• [What you have to do]: Copy from the first line below down to and including the line with "5.1, 5.2, 5.3, 5.4, 5.5, 5.6, 5.7, 5.8, 5.9]". Skip the pictures.

** Start Available data **

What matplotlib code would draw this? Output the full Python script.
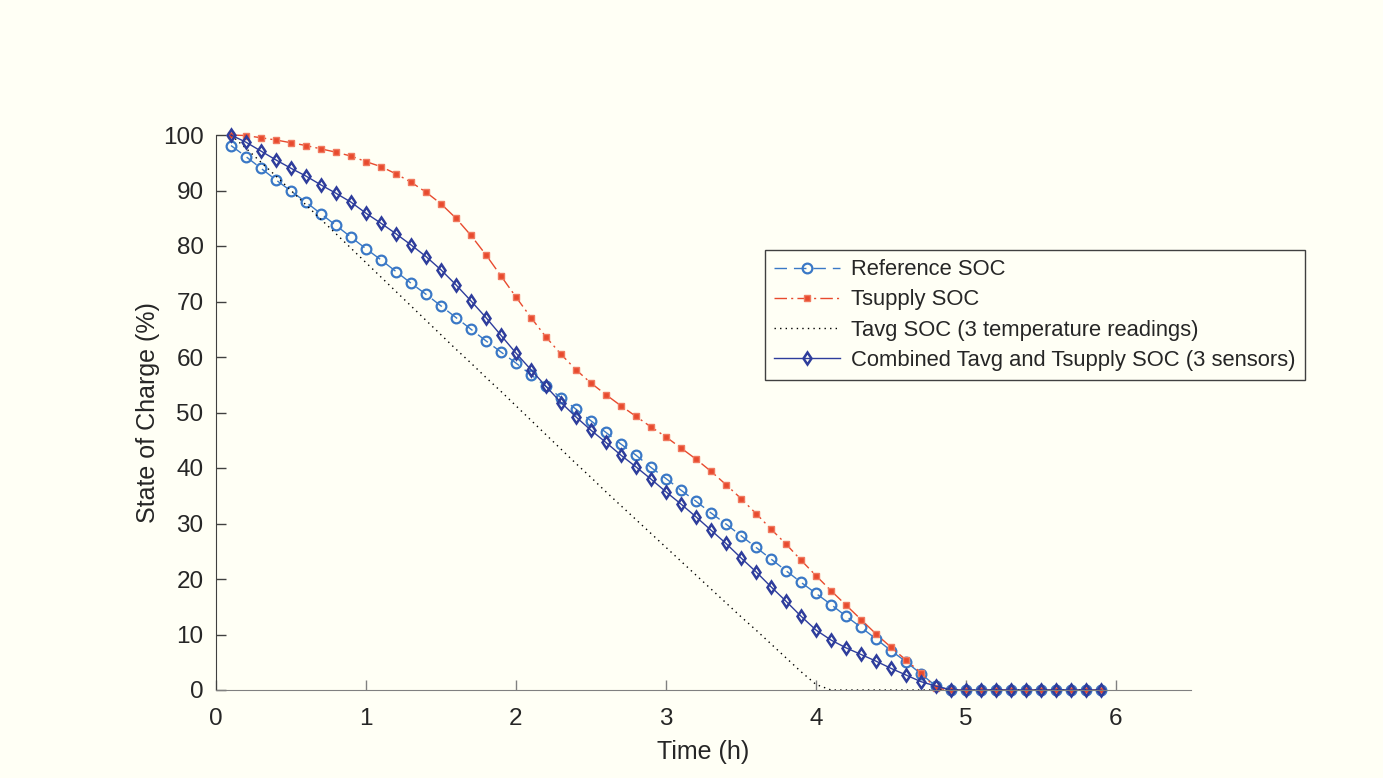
import numpy as np
import matplotlib
matplotlib.use('Agg')
import matplotlib.pyplot as plt

plt.rcParams['font.family'] = ['Liberation Sans', 'DejaVu Sans']

# sample times (h)
time_h = [0.1, 0.2, 0.3, 0.4, 0.5, 0.6, 0.7, 0.8, 0.9, 1.0,
          1.1, 1.2, 1.3, 1.4, 1.5, 1.6, 1.7, 1.8, 1.9, 2.0,
          2.1, 2.2, 2.3, 2.4, 2.5, 2.6, 2.7, 2.8, 2.9, 3.0,
          3.1, 3.2, 3.3, 3.4, 3.5, 3.6, 3.7, 3.8, 3.9, 4.0,
          4.1, 4.2, 4.3, 4.4, 4.5, 4.6, 4.7, 4.8, 4.9, 5.0,
          5.1, 5.2, 5.3, 5.4, 5.5, 5.6, 5.7, 5.8, 5.9]

# SOC readings (%)
reference_soc = [98.1, 96.1, 94.0, 91.9, 89.9, 87.9, 85.8, 83.7, 81.6, 79.5,
                 77.5, 75.4, 73.3, 71.3, 69.2, 67.1, 65.0, 62.9, 60.9, 58.9,
                 56.8, 54.7, 52.7, 50.6, 48.5, 46.4, 44.3, 42.3, 40.1, 38.1,
                 36.0, 34.0, 31.9, 29.9, 27.8, 25.7, 23.6, 21.5, 19.4, 17.4,
                 15.4, 13.3, 11.3, 9.2, 7.1, 5.1, 2.9, 0.7, 0, 0,
                 0, 0, 0, 0, 0, 0, 0, 0, 0]

tsupply_soc = [100, 99.9, 99.5, 99.1, 98.6, 98.1, 97.5, 96.9, 96.2, 95.2,
               94.3, 93.0, 91.5, 89.7, 87.6, 85.0, 81.9, 78.4, 74.6, 70.8,
               67.1, 63.6, 60.5, 57.7, 55.3, 53.2, 51.2, 49.3, 47.4, 45.6,
               43.6, 41.6, 39.4, 37.0, 34.5, 31.8, 29.0, 26.3, 23.4, 20.6,
               17.9, 15.3, 12.7, 10.1, 7.7, 5.4, 3.1, 0.3, 0, 0,
               0, 0, 0, 0, 0, 0, 0, 0, 0]

tavg_soc = [100, 97.6, 95.1, 92.6, 90.0, 87.4, 84.8, 82.2, 79.6, 77.0,
            74.4, 71.8, 69.2, 66.6, 64.0, 61.4, 58.9, 56.3, 53.8, 51.2,
            48.6, 46.0, 43.4, 40.8, 38.3, 35.7, 33.2, 30.7, 28.2, 25.7,
            23.2, 20.7, 18.2, 15.7, 13.2, 10.8, 8.3, 5.8, 3.3, 1.0,
            0, 0, 0, 0, 0, 0, 0, 0, 0, 0,
            0, 0, 0, 0, 0, 0, 0, 0, 0]

combined_soc = [100, 98.7, 97.1, 95.5, 94.0, 92.6, 91.0, 89.5, 87.9, 85.9,
                84.1, 82.2, 80.2, 78.1, 75.7, 73.0, 70.1, 67.1, 63.9, 60.7,
                57.7, 54.7, 51.8, 49.2, 46.8, 44.6, 42.3, 40.2, 38.0, 35.7,
                33.5, 31.2, 28.8, 26.4, 23.8, 21.3, 18.6, 16.0, 13.3, 10.8,
                9.0, 7.6, 6.4, 5.2, 3.9, 2.7, 1.5, 0.7, 0, 0,
                0, 0, 0, 0, 0, 0, 0, 0, 0]

bg = '#fffff5'
txt = '#262626'

fig = plt.figure(figsize=(13.83, 7.78), dpi=100, facecolor=bg)
ax = fig.add_axes([216 / 1383, 88 / 778, 975 / 1383, 555 / 778])
ax.set_facecolor(bg)

ax.plot(time_h, reference_soc, color='#3a78c6', lw=1, ls=(0, (9, 5)),
        marker='o', ms=7, mfc='none', mew=1.6, label='Reference SOC', clip_on=False)
ax.plot(time_h, tsupply_soc, color='#e84a2e', lw=1, ls=(0, (9, 3, 1.5, 3)),
        marker='s', ms=5, mfc='#e84a2e', mec='#f07a60', mew=1, label='Tsupply SOC', clip_on=False)
ax.plot(time_h, tavg_soc, color='black', lw=1, ls=(0, (1, 3)),
        label='Tavg SOC (3 temperature readings)', clip_on=False)
ax.plot(time_h, combined_soc, color='#2e3d9c', lw=1, ls='-',
        marker='d', ms=6.5, mfc='none', mew=1.8,
        label='Combined Tavg and Tsupply SOC (3 sensors)', clip_on=False)

ax.set_xlim(0, 6.5)
ax.set_ylim(0, 100)
ax.set_xticks(range(0, 7))
ax.set_yticks(range(0, 101, 10))

for side in ('top', 'right'):
    ax.spines[side].set_visible(False)
ax.spines['left'].set_color('#404040')
ax.spines['bottom'].set_color('#808080')
ax.tick_params(direction='in', length=7, width=1, labelsize=17.5, labelcolor=txt,
               colors='#404040', pad=9)
ax.tick_params(axis='x', colors='#808080', labelcolor=txt, pad=13)

ax.set_xlabel('Time (h)', fontsize=18, color=txt, labelpad=7)
ax.set_ylabel('State of Charge (%)', fontsize=18, color=txt, labelpad=2)

leg = ax.legend(loc='upper right', bbox_to_anchor=(1305 / 1383, 528 / 778),
                bbox_transform=fig.transFigure, fontsize=15.8, numpoints=1,
                handlelength=3.0, handletextpad=0.5, labelspacing=0.42,
                borderpad=0.42, borderaxespad=0, fancybox=False, framealpha=1,
                facecolor=bg, edgecolor='#404040')
leg.get_frame().set_linewidth(1)
for t in leg.get_texts():
    t.set_color(txt)

plt.savefig('out.png', dpi=100, facecolor=bg)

** End Available data **

• [Response for this exercise]:
What matplotlib code would draw this? Output the full Python script.
import numpy as np
import matplotlib
matplotlib.use('Agg')
import matplotlib.pyplot as plt

plt.rcParams['font.family'] = ['Liberation Sans', 'DejaVu Sans']

# sample times (h)
time_h = [0.1, 0.2, 0.3, 0.4, 0.5, 0.6, 0.7, 0.8, 0.9, 1.0,
          1.1, 1.2, 1.3, 1.4, 1.5, 1.6, 1.7, 1.8, 1.9, 2.0,
          2.1, 2.2, 2.3, 2.4, 2.5, 2.6, 2.7, 2.8, 2.9, 3.0,
          3.1, 3.2, 3.3, 3.4, 3.5, 3.6, 3.7, 3.8, 3.9, 4.0,
          4.1, 4.2, 4.3, 4.4, 4.5, 4.6, 4.7, 4.8, 4.9, 5.0,
          5.1, 5.2, 5.3, 5.4, 5.5, 5.6, 5.7, 5.8, 5.9]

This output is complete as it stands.